Salah satu tujuan negara ini adalah mencerdaskan kehidupan berbangsa. Sejak awal negara ini didirikan, pendidikan merupakan salah satu aspek yang paling diperhatikan dalam upaya pembangunan negara.
Selama berpuluh-puluh tahun kepemimpinan Soekarno, bidang pendidikan lebih banyak diupayakan melalui pemberian beasiswa keluar negeri kepada para pelajar utamanya merek yang menggeluti bidang teknologi.
Gelombang pelajar ini, dikirimkan ke Negara Soviet dan Eropa-eropa Timur, hal ini dikarenakan kedekatan politik antara Presiden Soekarno dengan pemimpin-pemimpin dari negara komunis.
Bisa dimaklumi keputusan ini mengingat Presiden pertama Indonesia tersebut memiliki ambisi dalam pertahanan sehingga beliau ingin mengejar ketertinggalan dalam teknologi militer. Tetapi kesempatan ini tentunya terbatas dan tidak semua rakyat Indonesia mendapatkan akses yang sama pada masa itu.

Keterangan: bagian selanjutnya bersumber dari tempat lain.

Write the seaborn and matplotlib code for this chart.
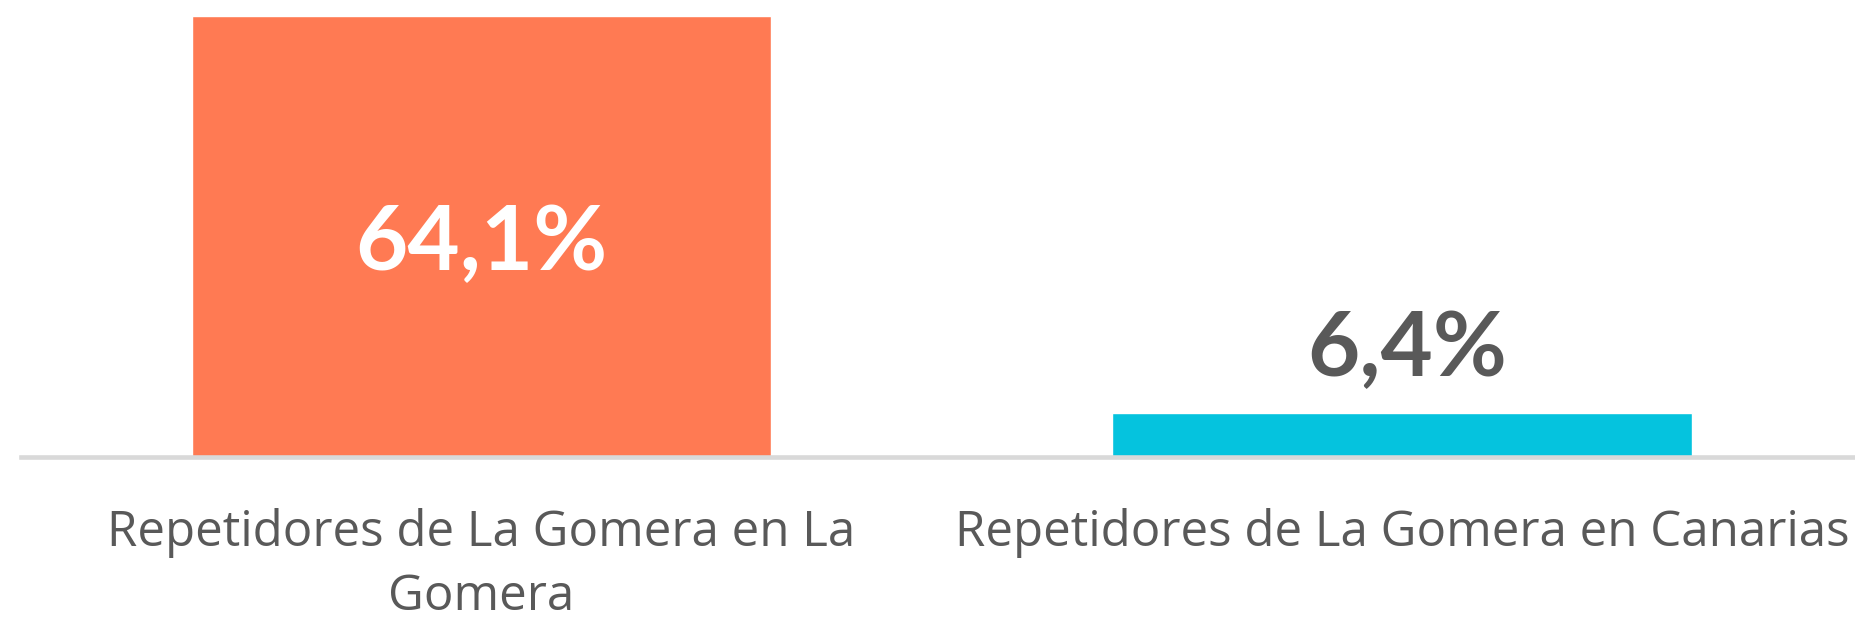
import matplotlib
matplotlib.use('Agg')
import matplotlib.pyplot as plt
import seaborn as sns
import pandas as pd

categories = ['Repetidores de La Gomera en La\nGomera', 'Repetidores de La Gomera en Canarias']
values = [64.1, 6.4]
value_labels = ['64,1%', '6,4%']
bar_colors = ['#FF7A53', '#05C3DE']

sns.set_theme(style='white')
plt.rcParams['font.family'] = ['Lato', 'DejaVu Sans']

df = pd.DataFrame({'cat': categories, 'val': values})

fig = plt.figure(figsize=(18.55, 6.27), dpi=100)
ax = fig.add_axes([21 / 1855, (627 - 457) / 627, 1 - 21 / 1855, 457 / 627])

sns.barplot(data=df, x='cat', y='val', hue='cat', palette=bar_colors,
            width=0.629, legend=False, ax=ax, saturation=1)

ax.set_xlim(-0.5, 1.492)
ax.set_ylim(0, 66.4)

for s in ['top', 'right', 'left']:
    ax.spines[s].set_visible(False)
ax.spines['bottom'].set_color('#D9D9D9')
ax.spines['bottom'].set_linewidth(3.3)

ax.set_yticks([])
ax.set_xlabel('')
ax.set_ylabel('')
ax.tick_params(axis='x', length=0, pad=37, labelsize=35.5, labelcolor='#595959')
for lbl in ax.get_xticklabels():
    lbl.set_family(['Open Sans', 'DejaVu Sans'])
    lbl.set_linespacing(1.38)

# data labels: first inside the bar, second above it
ax.text(0, 31.0, value_labels[0], ha='center', va='center',
        color='white', fontsize=65, fontweight='bold')
ax.text(1.006, 15.5, value_labels[1], ha='center', va='center',
        color='#595959', fontsize=65, fontweight='bold')

fig.savefig('out.png', dpi=100)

Di era Presiden Soeharto, kebijakan yang sama juga diterapkan, tetapi beliau mengubah negara tujuan para pelajar. Kebencian kepada komunis tak dapat dinafikan sebagai salah satu kemunduran pendidikan Indonesia karena mengeliminasi para pelajar yang telah dikirim terlebih dahulu di masa orde Lama ke negara-negara komunis.
Namun, saya mengakui kecerdasan Presiden Soeharto dalam melakukan kebijakan yang bersifat subtitusi terhadap kebijakan pengasingan para pelajar Indonesia di Eropa Timur. Presiden Soeharto mengeluarkan kebijakan wajib belajar 9 tahun dalam mengentaskan buta aksara di Indonesia. Alih-alih menunggu hasil dari “investasi” pendidikan di luar negeri.
Presiden secara perlahan membangun pendidikan dari dalam negeri. Wajib belajar pada masa itu dibuktikan dengan dibangunnya sekolah berdasarkan instruksi presiden atau yang pernah kita kenal dengan kata sekolah Inpres.
Sekolah ini merupakan wujud pemerataan pendidikan bagi masyarakat desa maupun masyarakat perkotaan dengan penghasilan rendah. Pemerintah juga berusaha membuat sarana prasarana yang setara.
Di era Reformasi, pendidikan menjadi urusan kesekian karena fokus pemerintah terarah pada sektor ekonomi yang goyah setelah tumbangnya pemerintahan Presiden Soeharto.
Kita semakin tertinggal, biaya sekolah semakin membengkak ditambah harga kebutuhan pokok yang merangkak naik. Untuk warga dengan ekonomi kelas bawah justru harus kembali mengubur impian mereka untuk mendapatkan hak pendidikan yang setara. Di masa transisi ini pula, angka putus sekolah semakin meningkat.
Peralihan orde tak banyak mengubah wajah pendidikan Indonesia menjadi lebih baik. Alih-alih mendapatkan ilmu, para siswa juga harus turut terjebak dalam permainan jual beli modul di sekolah yang dilakukan oleh para guru. Bahkan kegiatan ini juga ditutupi dengan kegiatan koperasi sekolah.